→ DATASET EXTRACT:
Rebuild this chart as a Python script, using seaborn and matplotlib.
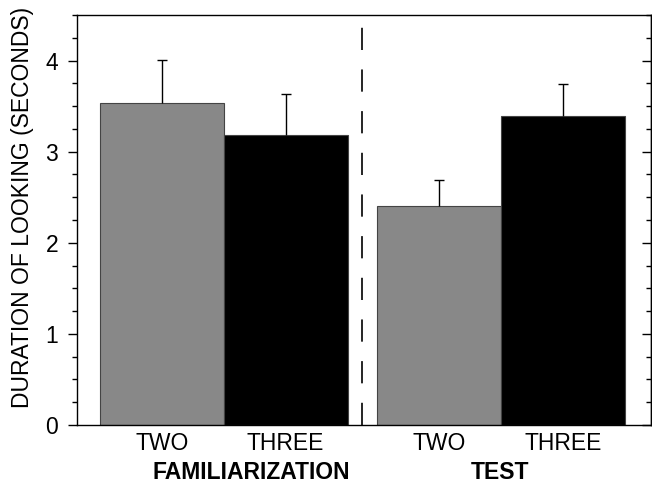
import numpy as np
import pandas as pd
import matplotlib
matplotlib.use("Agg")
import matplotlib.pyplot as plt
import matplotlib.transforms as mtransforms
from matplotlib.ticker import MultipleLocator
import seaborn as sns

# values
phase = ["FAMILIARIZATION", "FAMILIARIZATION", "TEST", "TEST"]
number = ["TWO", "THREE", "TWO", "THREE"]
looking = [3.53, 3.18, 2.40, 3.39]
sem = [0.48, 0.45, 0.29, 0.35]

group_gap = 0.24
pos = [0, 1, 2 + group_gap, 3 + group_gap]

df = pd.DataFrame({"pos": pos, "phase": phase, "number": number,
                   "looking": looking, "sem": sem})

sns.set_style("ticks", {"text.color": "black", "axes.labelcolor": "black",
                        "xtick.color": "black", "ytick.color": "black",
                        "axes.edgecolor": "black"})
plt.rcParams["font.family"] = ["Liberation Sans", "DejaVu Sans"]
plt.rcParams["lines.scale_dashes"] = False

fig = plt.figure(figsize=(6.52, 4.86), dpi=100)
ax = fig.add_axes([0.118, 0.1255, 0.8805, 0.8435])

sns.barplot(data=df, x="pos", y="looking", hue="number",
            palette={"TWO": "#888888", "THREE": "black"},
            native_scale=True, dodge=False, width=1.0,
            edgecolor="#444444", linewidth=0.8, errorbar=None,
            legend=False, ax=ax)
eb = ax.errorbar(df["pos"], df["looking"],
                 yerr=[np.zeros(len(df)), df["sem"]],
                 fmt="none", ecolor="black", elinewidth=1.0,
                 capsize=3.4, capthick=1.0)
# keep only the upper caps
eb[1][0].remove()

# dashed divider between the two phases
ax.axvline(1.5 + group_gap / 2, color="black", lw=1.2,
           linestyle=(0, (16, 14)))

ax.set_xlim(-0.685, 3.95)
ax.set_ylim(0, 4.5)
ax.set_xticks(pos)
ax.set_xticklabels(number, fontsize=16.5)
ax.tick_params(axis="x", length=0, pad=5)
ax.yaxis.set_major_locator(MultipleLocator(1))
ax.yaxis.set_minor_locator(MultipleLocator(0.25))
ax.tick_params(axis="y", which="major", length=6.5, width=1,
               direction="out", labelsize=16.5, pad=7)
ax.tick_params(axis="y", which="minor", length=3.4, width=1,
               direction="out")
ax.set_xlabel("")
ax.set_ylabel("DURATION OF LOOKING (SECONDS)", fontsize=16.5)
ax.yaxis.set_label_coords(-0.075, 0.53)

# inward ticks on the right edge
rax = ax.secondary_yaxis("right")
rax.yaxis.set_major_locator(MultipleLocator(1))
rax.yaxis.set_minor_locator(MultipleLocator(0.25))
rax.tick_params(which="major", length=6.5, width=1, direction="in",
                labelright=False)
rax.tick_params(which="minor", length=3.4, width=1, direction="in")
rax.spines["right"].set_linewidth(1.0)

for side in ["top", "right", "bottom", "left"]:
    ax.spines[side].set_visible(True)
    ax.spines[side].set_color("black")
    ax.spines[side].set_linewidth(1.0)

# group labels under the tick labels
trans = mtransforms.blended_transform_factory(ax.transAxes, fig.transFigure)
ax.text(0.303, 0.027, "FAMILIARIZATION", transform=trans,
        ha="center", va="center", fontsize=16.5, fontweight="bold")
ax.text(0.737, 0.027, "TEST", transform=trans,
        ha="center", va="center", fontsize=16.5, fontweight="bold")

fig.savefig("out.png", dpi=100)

→ OBJECTIVE: Gather each line in the data that holds the string "matplotlib".

→ RESULT:
Rebuild this chart as a Python script, using seaborn and matplotlib.
import matplotlib
matplotlib.use("Agg")
import matplotlib.pyplot as plt
import matplotlib.transforms as mtransforms
from matplotlib.ticker import MultipleLocator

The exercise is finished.